A Chill Hotel in Every Way But One
This article is part of our Design special section on making the environment a creative partner in the design of beautiful homes.
When a representative of Grupo Habita asked the architect Alberto Kalach to design an earth-friendly, energy-efficient hotel along the jungle coast of Oaxaca, he knew he would need a few things in return.
The luxury hotel chain, he said, would have to understand that its new outpost needed to be small-scale and low-rise to minimize the destruction of natural vegetation and to reduce the environmental havoc large construction projects can wreak on local lands and water supplies . Mr. Kalach’s sensitive concept for what is now called Hotel Terrestre allowed for just 14 rooms, limiting the property’s profit potential.

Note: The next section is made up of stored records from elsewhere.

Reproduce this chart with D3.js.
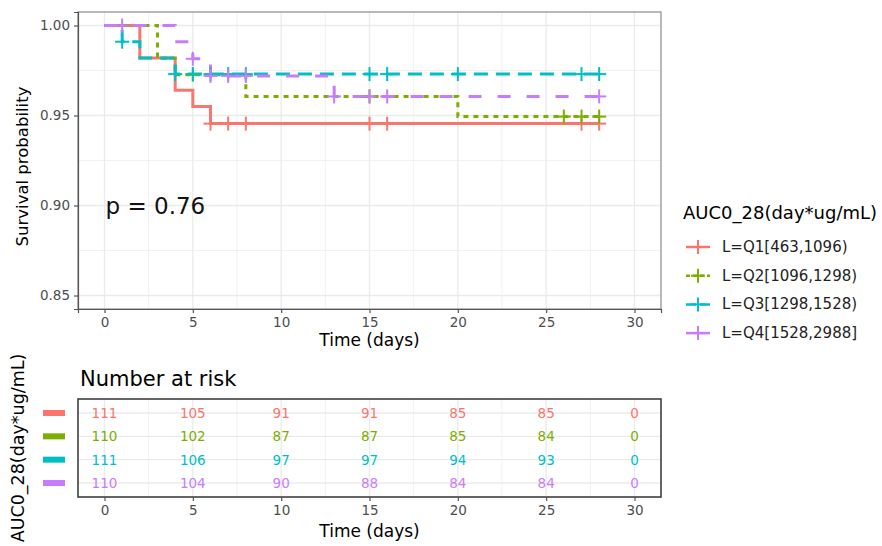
<!DOCTYPE html>
<html><head><meta charset="utf-8">
<script src="https://cdn.jsdelivr.net/npm/d3@7"></script>
<style>body{margin:0;background:#fff}svg{display:block;font-family:"DejaVu Sans",sans-serif}</style>
</head><body><svg id="c" width="882" height="546"></svg>
<script>
// ---- data ----
const strata = ["L=Q1[463,1096)", "L=Q2[1096,1298)", "L=Q3[1298,1528)", "L=Q4[1528,2988]"];
const colors = ["#F8766D", "#7CAE00", "#00BFC4", "#C77CFF"];
const q1Times = [0, 2, 4, 5, 6, 28];
const q1Surv  = [1, 0.982, 0.964, 0.955, 0.9455, 0.9455];
const q2Times = [0, 3, 4, 8, 20, 28];
const q2Surv  = [1, 0.9818, 0.9727, 0.9606, 0.9494, 0.9494];
const q3Times = [0, 1, 2, 4, 28];
const q3Surv  = [1, 0.991, 0.982, 0.973, 0.973];
const q4Times = [0, 4, 5, 6, 13, 28];
const q4Surv  = [1, 0.991, 0.9815, 0.972, 0.9606, 0.9606];
const q1Cens = [6, 7, 8, 15, 16, 27, 28];
const q2Cens = [5, 15, 26, 27, 28];
const q3Cens = [1, 4, 5, 6, 7, 8, 15, 16, 20, 27, 28];
const q4Cens = [1, 5, 6, 7, 8, 13, 15, 16, 28];
const riskTimes = [0, 5, 10, 15, 20, 25, 30];
const q1Risk = [111, 105, 91, 91, 85, 85, 0];
const q2Risk = [110, 102, 87, 87, 85, 84, 0];
const q3Risk = [111, 106, 97, 97, 94, 93, 0];
const q4Risk = [110, 104, 90, 88, 84, 84, 0];
const xTicks = [0, 5, 10, 15, 20, 25, 30];
const yTicks = [0.85, 0.90, 0.95, 1.00];
const pLabel = "p = 0.76";
const legendTitle = "AUC0_28(day*ug/mL)";

const times = [q1Times, q2Times, q3Times, q4Times];
const survs = [q1Surv, q2Surv, q3Surv, q4Surv];
const cens = [q1Cens, q2Cens, q3Cens, q4Cens];
const risks = [q1Risk, q2Risk, q3Risk, q4Risk];
const dashes = [null, "5,5", "14,8", "13,16"];

// ---- layout ----
const svg = d3.select("#c");
const L = 78, R = 661, T = 12, B = 309;
const x = d3.scaleLinear().domain([-1.5, 31.5]).range([L, R]);
const y = d3.scaleLinear().domain([0.8425, 1.0075]).range([B, T]);
const grid = "#ebebeb";

// main panel grid
const g = svg.append("g");
const minorX = d3.range(-2.5, 32.6, 5), minorY = [0.875, 0.925, 0.975];
g.selectAll(".mx").data(minorX.filter(v => x(v) > L && x(v) < R)).join("line")
  .attr("x1", d => x(d)).attr("x2", d => x(d)).attr("y1", T).attr("y2", B)
  .attr("stroke", grid).attr("stroke-width", 0.7);
g.selectAll(".my").data(minorY).join("line")
  .attr("y1", d => y(d)).attr("y2", d => y(d)).attr("x1", L).attr("x2", R)
  .attr("stroke", grid).attr("stroke-width", 0.7);
g.selectAll(".gx").data(xTicks).join("line")
  .attr("x1", d => x(d)).attr("x2", d => x(d)).attr("y1", T).attr("y2", B)
  .attr("stroke", grid).attr("stroke-width", 1.3);
g.selectAll(".gy").data(yTicks).join("line")
  .attr("y1", d => y(d)).attr("y2", d => y(d)).attr("x1", L).attr("x2", R)
  .attr("stroke", grid).attr("stroke-width", 1.3);
g.append("rect").attr("x", L).attr("y", T).attr("width", R - L).attr("height", B - T)
  .attr("fill", "none").attr("stroke", "#8a8a8a").attr("stroke-width", 1.2);

// axes
const xAxis = d3.axisBottom(x).tickValues(xTicks).tickFormat(d3.format("d")).tickSize(4).tickPadding(4);
const yAxis = d3.axisLeft(y).tickValues(yTicks).tickFormat(d3.format(".2f")).tickSize(4).tickPadding(4);
function styleAxis(sel) {
  sel.select(".domain").attr("stroke", "#555").attr("stroke-width", 1.2);
  sel.selectAll(".tick line").attr("stroke", "#555").attr("stroke-width", 1.2);
  sel.selectAll("text").attr("fill", "#4d4d4d").attr("font-size", 13.5).attr("font-family", "DejaVu Sans");
}
svg.append("g").attr("transform", `translate(0,${B})`).call(xAxis).call(styleAxis);
svg.append("g").attr("transform", `translate(${L},0)`).call(yAxis).call(styleAxis);

svg.append("text").attr("x", (L + R) / 2).attr("y", 346).attr("text-anchor", "middle")
  .attr("font-size", 17).text("Time (days)");
svg.append("text").attr("transform", `translate(28,${(T + B) / 2 + 6}) rotate(-90)`).attr("text-anchor", "middle")
  .attr("font-size", 16.5).text("Survival probability");

// curves
const line = d3.line().x(d => x(d[0])).y(d => y(d[1])).curve(d3.curveStepAfter);
function survAt(ti, su, t) { let v = su[0]; for (let i = 0; i < ti.length; i++) if (ti[i] <= t) v = su[i]; return v; }
const curves = svg.append("g");
strata.forEach((s, i) => {
  const pts = times[i].map((t, j) => [t, survs[i][j]]);
  curves.append("path").datum(pts).attr("d", line).attr("fill", "none")
    .attr("stroke", colors[i]).attr("stroke-width", 3)
    .attr("stroke-dasharray", dashes[i]);
});
strata.forEach((s, i) => {
  const cg = curves.append("g").attr("stroke", colors[i]).attr("stroke-width", 2);
  cens[i].forEach(t => {
    const cx = x(t), cy = y(survAt(times[i], survs[i], t));
    cg.append("line").attr("x1", cx - 7).attr("x2", cx + 7).attr("y1", cy).attr("y2", cy);
    cg.append("line").attr("x1", cx).attr("x2", cx).attr("y1", cy - 7).attr("y2", cy + 7);
  });
});

// p-value
svg.append("text").attr("x", x(0) + 1).attr("y", y(0.9) + 8).attr("font-size", 23).attr("fill", "#111").text(pLabel);

// legend
const lg = svg.append("g");
lg.append("text").attr("x", 683).attr("y", 219).attr("font-size", 18).text(legendTitle);
strata.forEach((s, i) => {
  const ly = 247 + i * 28.7;
  lg.append("line").attr("x1", 686).attr("x2", 710).attr("y1", ly).attr("y2", ly)
    .attr("stroke", colors[i]).attr("stroke-width", 2.5).attr("stroke-dasharray", i === 1 ? "4,3" : i === 2 ? "10,4" : null);
  lg.append("line").attr("x1", 691).attr("x2", 705).attr("y1", ly).attr("y2", ly).attr("stroke", colors[i]).attr("stroke-width", 2);
  lg.append("line").attr("x1", 698).attr("x2", 698).attr("y1", ly - 7).attr("y2", ly + 7).attr("stroke", colors[i]).attr("stroke-width", 2);
  lg.append("text").attr("x", 722).attr("y", ly + 5).attr("font-size", 15).attr("fill", "#222").text(s);
});

// risk table
const RT = 399, RB = 497;
const ry = d3.scalePoint().domain(strata).range([RT, RB]).padding(0.6);
const rg = svg.append("g");
svg.append("text").attr("x", 80).attr("y", 386).attr("font-size", 21).text("Number at risk");
rg.selectAll(".mx").data(minorX.filter(v => x(v) > L && x(v) < R)).join("line")
  .attr("x1", d => x(d)).attr("x2", d => x(d)).attr("y1", RT).attr("y2", RB)
  .attr("stroke", grid).attr("stroke-width", 0.7);
rg.selectAll(".gx").data(xTicks).join("line")
  .attr("x1", d => x(d)).attr("x2", d => x(d)).attr("y1", RT).attr("y2", RB)
  .attr("stroke", grid).attr("stroke-width", 1.3);
rg.selectAll(".gy").data(strata).join("line")
  .attr("y1", d => ry(d)).attr("y2", d => ry(d)).attr("x1", L).attr("x2", R)
  .attr("stroke", grid).attr("stroke-width", 1.3);
strata.forEach((s, i) => {
  rg.selectAll(null).data(riskTimes).join("text")
    .attr("x", d => x(d)).attr("y", ry(s) + 5).attr("text-anchor", "middle")
    .attr("font-size", 13.5).attr("fill", colors[i])
    .text((d, j) => risks[i][j]);
  svg.append("rect").attr("x", 43).attr("y", ry(s) - 3).attr("width", 22).attr("height", 6).attr("fill", colors[i]);
});
rg.append("rect").attr("x", L).attr("y", RT).attr("width", R - L).attr("height", RB - RT)
  .attr("fill", "none").attr("stroke", "#333").attr("stroke-width", 1.5);
svg.append("g").attr("transform", `translate(0,${RB})`).call(xAxis).call(styleAxis)
  .call(s => s.select(".domain").remove());
svg.append("text").attr("x", (L + R) / 2).attr("y", 537).attr("text-anchor", "middle")
  .attr("font-size", 17).text("Time (days)");
svg.append("text").attr("transform", `translate(24,${(RT + RB) / 2}) rotate(-90)`).attr("text-anchor", "middle")
  .attr("font-size", 17.5).text(legendTitle);
</script></body></html>
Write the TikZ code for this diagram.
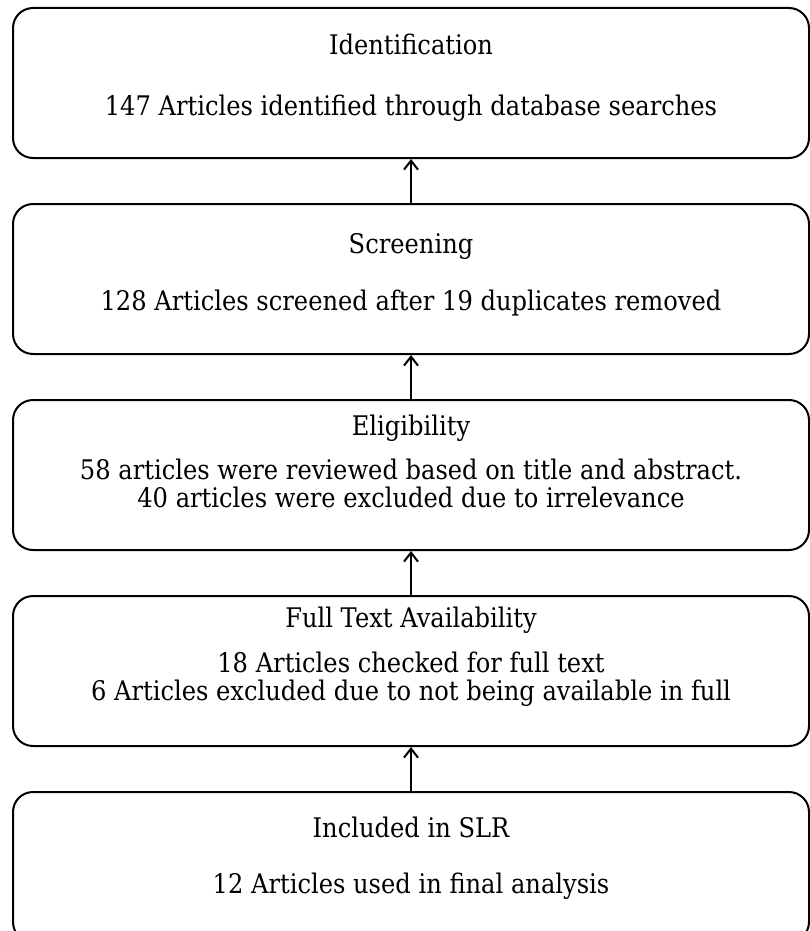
\documentclass[tikz,border=0pt]{standalone}
\usepackage{fontspec}
\setmainfont{DejaVu Serif}[FakeStretch=0.895]
\usetikzlibrary{positioning,arrows.meta}
\tikzset{
  stage-box/.style={draw=black,line width=2pt,rounded corners=20pt,
    minimum width=796pt,minimum height=150pt,inner sep=0pt},
  stage-text/.style={anchor=base,align=center,inner sep=0pt,
    font=\fontsize{27}{28}\selectfont},
  arrow-up/.style={-{Straight Barb[length=9pt,width=14pt]},line width=2pt},
}
\begin{document}
\begin{tikzpicture}[node distance=44pt]
  \useasboundingbox (0,0) rectangle (810pt,-931pt);
  % stages, top to bottom
  \node[stage-box,anchor=north west] (ident) at (12pt,-7pt) {};
  \node[stage-box,below=of ident] (screen) {};
  \node[stage-box,below=of screen] (elig) {};
  \node[stage-box,below=of elig] (fulltext) {};
  \node[stage-box,below=of fulltext] (incl) {};
  % texts (base anchor = last line)
  \node[stage-text] (ident-t) at ([yshift=-48pt]ident.north) {Identification};
  \node[stage-text] (ident-b) at ([yshift=-109pt]ident.north)
    {147 Articles identified through database searches};
  \node[stage-text] (screen-t) at ([yshift=-50pt]screen.north) {Screening};
  \node[stage-text] (screen-b) at ([yshift=-107pt]screen.north)
    {128 Articles screened after 19 duplicates removed};
  \node[stage-text] (elig-t) at ([yshift=-36pt]elig.north) {Eligibility};
  \node[stage-text] (elig-b) at ([yshift=-108pt]elig.north)
    {58 articles were reviewed based on title and abstract.\\
     40 articles were excluded due to irrelevance};
  \node[stage-text] (fulltext-t) at ([yshift=-32pt]fulltext.north) {Full Text Availability};
  \node[stage-text] (fulltext-b) at ([yshift=-105pt]fulltext.north)
    {18 Articles checked for full text\\
     6 Articles excluded due to not being available in full};
  \node[stage-text] (incl-t) at ([yshift=-46pt]incl.north) {Included in SLR};
  \node[stage-text] (incl-b) at ([yshift=-102pt]incl.north)
    {12 Articles used in final analysis};
  % arrows point upwards
  \draw[arrow-up] (screen) -- (ident);
  \draw[arrow-up] (elig) -- (screen);
  \draw[arrow-up] (fulltext) -- (elig);
  \draw[arrow-up] (incl) -- (fulltext);
\end{tikzpicture}
\end{document}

Future guests would have to sacrifice, as well, because the hotel had to be entirely solar-powered to avoid the use of fossil fuels. Hotel Terrestre’s rooms have hot water and Wi-Fi, but they run on an energy source limited by the weather, leaving out of the picture hospitality staples like in-room hair dryers and even air-conditioning, not a small ask — at $350 a night — in a location where temperatures can hit the high 80s all year long.
That the architect got his demands is not so surprising. Mr. Kalach is a superstar designer in Mexico, the creative force behind numerous landmark projects, including the acclaimed Vasconcelos Library in Mexico City. His name is a brand.
But his firm is also known for delivering on a bargain, in this case creating a tranquil, seaside oasis that syncs up with the sun and sand around it and that maximizes views of the Pacific Ocean on one side and the Sierra Madre del Sur mountains on the other.
He may have omitted the AC but he gave each of the rooms its own private swimming pool for quick cool-downs. The beach, he noted, is only several hundred feet away.
“And we oriented the rooms to catch the winds; the breeze coming from the ocean during the day, and the cool air coming from the mountains during the night,” he said. “Air-conditioning represents, like, 8 percent of the contamination of the planet.”
Hotel Terrestre’s goal is to deliver simple pleasures through a low-impact, high-design filter, according to Moisés Micha, a co-founder of Grupo Habita, which operates 15 design-forward hotels in Mexico. “The idea is to work hand-in-hand with nature,” he said.
To that end, the hotel serves as a Mexican beach resort, but with an emphasis on relaxation and wellness instead of margaritas and mariachi bands. There is an on-site restaurant with gourmet food and a separate bar where guests mingle. But it is more of a place to meditate, dip into on-site soaking tubs and walk through the elaborate gardens formed into a maze of succulents and native plants, such as the frangipani that top themselves off with brilliant, white blossoms for a few weeks each spring.
Guests can borrow mountain bikes or take excursions to Oaxaca’s famous mezcal factories, but they are equally inclined to spend romantic evenings watching the sunset and then going to bed on nature’s clock. The hotel, which opened last year, has proved popular with honeymooners.
In one way, Hotel Terrestre is remote. The nearest sizable city is Puerto Escondido, an 18-mile drive away, the first two miles down a dusty dirt road that connects the resort to the coastal highway. In another mile, the area turns posh. Populated by mango groves, cattle ranches and the occasional crocodile, it is steadily developing as a high-end escape and is home to Casa Wabi, a well-known artist’s retreat and cultural center designed by Tadao Ando.
Mr. Kalach kept his design simple and employed “no extra materials that you don’t need,” he said. The aim was to limit the environmental costs of transporting excess goods through mountain roads and loading up landfills.
The main structure, which houses the guest rooms, has very little ornamentation, though it remains dynamic because of the exterior masonry walls that step up and back, like stairs rising from the ground. There is a bare-bones, Brutalist edge to the building, though one softened by the texture of the bricks, which are set in various directions and colored in the warm beige, brown and red tones of the local rock from which they were derived.
The building is on two levels: The first is enclosed, with exposed concrete walls and barrel-vaulted ceilings (and custom furniture by the noted designer Oscar Hagerman). The second, which is reached by an exterior staircase, is open-air and has a pool and a small section of roof providing shade while guests take in the scenery.
Those expansive views, and the way the architectural frames them, are the real amenities of Hotel Terrestre, Mr. Kalach said, grand, organic and stunning enough to make guests forget small things like air-conditioning at the peak of summer. Or, at least, that is his hope.
“Every citizen of the world is expecting that someone else will solve the warming problem, the government, the energy producer,” he said. “But it is all of us. We all have to change certain ways of behaving.”